You'll want firm or extra-firm tofu for this recipe. It's packed in water and sold in the refrigerated section. Stay away from the shelf-stable varieties, which are too fragile to hold together well in the waffle iron. (For more on the differences between tofu types, see this seriously complete Serious Eats guide to tofu.)
As with waffle iron hash browns, the waffle iron crisps the tofu on both sides without the need for flipping or turning. A little soy sauce, miso paste, and sesame oil come together for a saucy marinade that packs a salty, nutty flavor.
Want to go the extra mile? Once you're finished cooking the tofu, you can crisp up some leftover rice in the waffle iron for more of that beautiful contrast between soft and crunchy (and as a bonus, waffling the tofu first and then the rice allows the latter to soak up any leftover sauce that may linger in the waffle iron).

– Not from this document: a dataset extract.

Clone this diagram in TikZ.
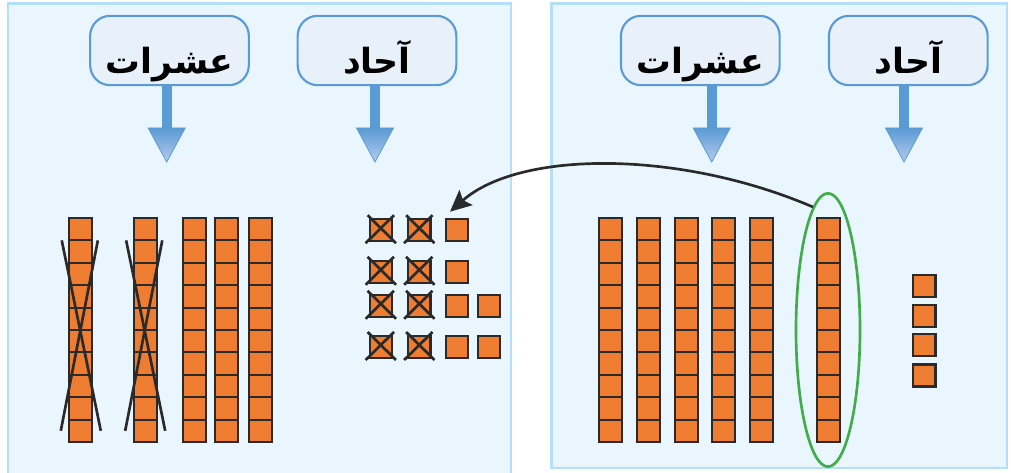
\documentclass[tikz,border=0pt]{standalone}
\usepackage{fontspec}
\usepackage{tikz}
\usetikzlibrary{arrows.meta,positioning,shapes.geometric}
\TeXXeTstate=1
\newfontfamily\arabicfont[Script=Arabic]{DejaVu Sans}
\definecolor{panelfill}{HTML}{EAF6FD}
\definecolor{panelline}{HTML}{B3E0F6}
\definecolor{boxline}{HTML}{5B9BD5}
\definecolor{boxfill}{HTML}{E8F1FA}
\definecolor{headlight}{HTML}{B4CBEC}
\definecolor{cellfill}{HTML}{EE7D31}
\definecolor{cellline}{HTML}{2A2A2A}
\definecolor{grpgreen}{HTML}{41AD4A}
\newcommand{\arlabel}[1]{{\arabicfont\bfseries\beginR #1\endR}}

\begin{document}
\begin{tikzpicture}[
  x=0.75pt, y=-0.75pt,
  font=\fontsize{26}{30}\selectfont,
  panel/.style={fill=panelfill, draw=panelline, line width=1.8pt},
  place/.style={draw=boxline, fill=boxfill, line width=1.6pt,
    rounded corners=15pt, minimum width=119pt, minimum height=52pt,
    inner sep=0pt, text height=35pt, text depth=0pt, align=center},
  shaft/.style={draw=boxline, line width=7.5pt},
  head/.style={top color=boxline, bottom color=headlight, draw=boxline,
    line width=0.6pt},
  cell/.style={draw=cellline, fill=cellfill, line width=1.6pt,
    minimum width=17.25pt, minimum height=16.8pt, inner sep=0pt,
    outer sep=0pt},
  unit/.style={cell, minimum width=16.8pt, minimum height=16.5pt},
  strike/.style={draw=cellline, line width=2pt},
  grp/.style={ellipse, draw=grpgreen, line width=2pt,
    minimum width=48pt, minimum height=205pt, inner sep=0pt},
  carryarr/.style={-{Stealth[length=16pt,width=15pt,inset=3pt]},
    draw=cellline, line width=2pt}
]
\clip (0,0) rectangle (1011,473);
\useasboundingbox (0,0) rectangle (1011,473);

\draw[panel] (8,3.5) rectangle (511,480);
\draw[panel] (551.5,3.5) rectangle (1007,468);

\node[place] (tensL) at (169.5,50.5) {\arlabel{عشرات}};
\node[place] (onesL) at (377,50.5) {\arlabel{آحاد}};
\node[place] (tensR) at (700.3,50.5) {\arlabel{عشرات}};
\node[place] (onesR) at (908.3,50.5) {\arlabel{آحاد}};

\foreach \b/\x in {tensL/166.7, onesL/375, tensR/711.7, onesR/904} {
  \coordinate (\b-tip) at (\x,129);
  \draw[shaft] (\b.south -| \b-tip) -- (\b-tip);
  \shade[head] (\x-18.5,128) -- (\x+18.5,128) -- (\x,162) -- cycle;
}

\foreach \r/\x in {L1/80.8, L2/145.2, L3/194.7, L4/226.7, L5/260.7,
    R1/610.8, R2/648.5, R3/686.2, R4/723.8, R5/761.8, R6/828.2}
  \foreach \j in {0,...,9}
    \node[cell] (\r-\j) at (\x,229.2+22.4*\j) {};

\foreach \r in {L1, L2} {
  \draw[strike] ([xshift=-14.3pt]\r-1.north) -- ([xshift=15pt]\r-9.center);
  \draw[strike] ([xshift=12.8pt]\r-1.north) -- ([xshift=-15pt]\r-9.center);
}

\foreach \i/\y/\n in {1/230.2/3, 2/271.8/3, 3/305.8/4, 4/347/4}
  \foreach \c/\x in {1/380.8, 2/419.3, 3/457, 4/488.8} {
    \ifnum\c>\n\relax\else
      \node[unit] (u\i\c) at (\x,\y) {};
    \fi
  }

\foreach \i in {1,...,4}
  \foreach \c in {1,2} {
    \draw[strike] ([shift={(-2,-4)}]u\i\c.north west)
      -- ([shift={(4,2)}]u\i\c.south east);
    \draw[strike] ([shift={(2,-4)}]u\i\c.north east)
      -- ([shift={(-4,2)}]u\i\c.south west);
  }

\foreach \i/\y in {1/286, 2/316, 3/345, 4/375.5}
  \node[unit] (v\i) at (924.3,\y) {};

\node[grp] (grp) at (828,330) {};
\coordinate (carry) at (450,211.7);
\draw[carryarr] (grp.97) .. controls (680,150) and (520,150) .. (carry);
\end{tikzpicture}
\end{document}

Waffling works with both previously cooked Thai-style sticky rice or with Japanese-style rice. (If you're looking to make your own Thai-style sticky rice without any special equipment, this cooking method is invaluable.) Leftover Western-style rice can work, too, though it may be more of a struggle to remove from the waffle iron intact.
When everything is finished waffling, serve it chopped up and mixed together in a bowl, preserving the waffle grid pattern as you cut. That is, after all, part of the fun.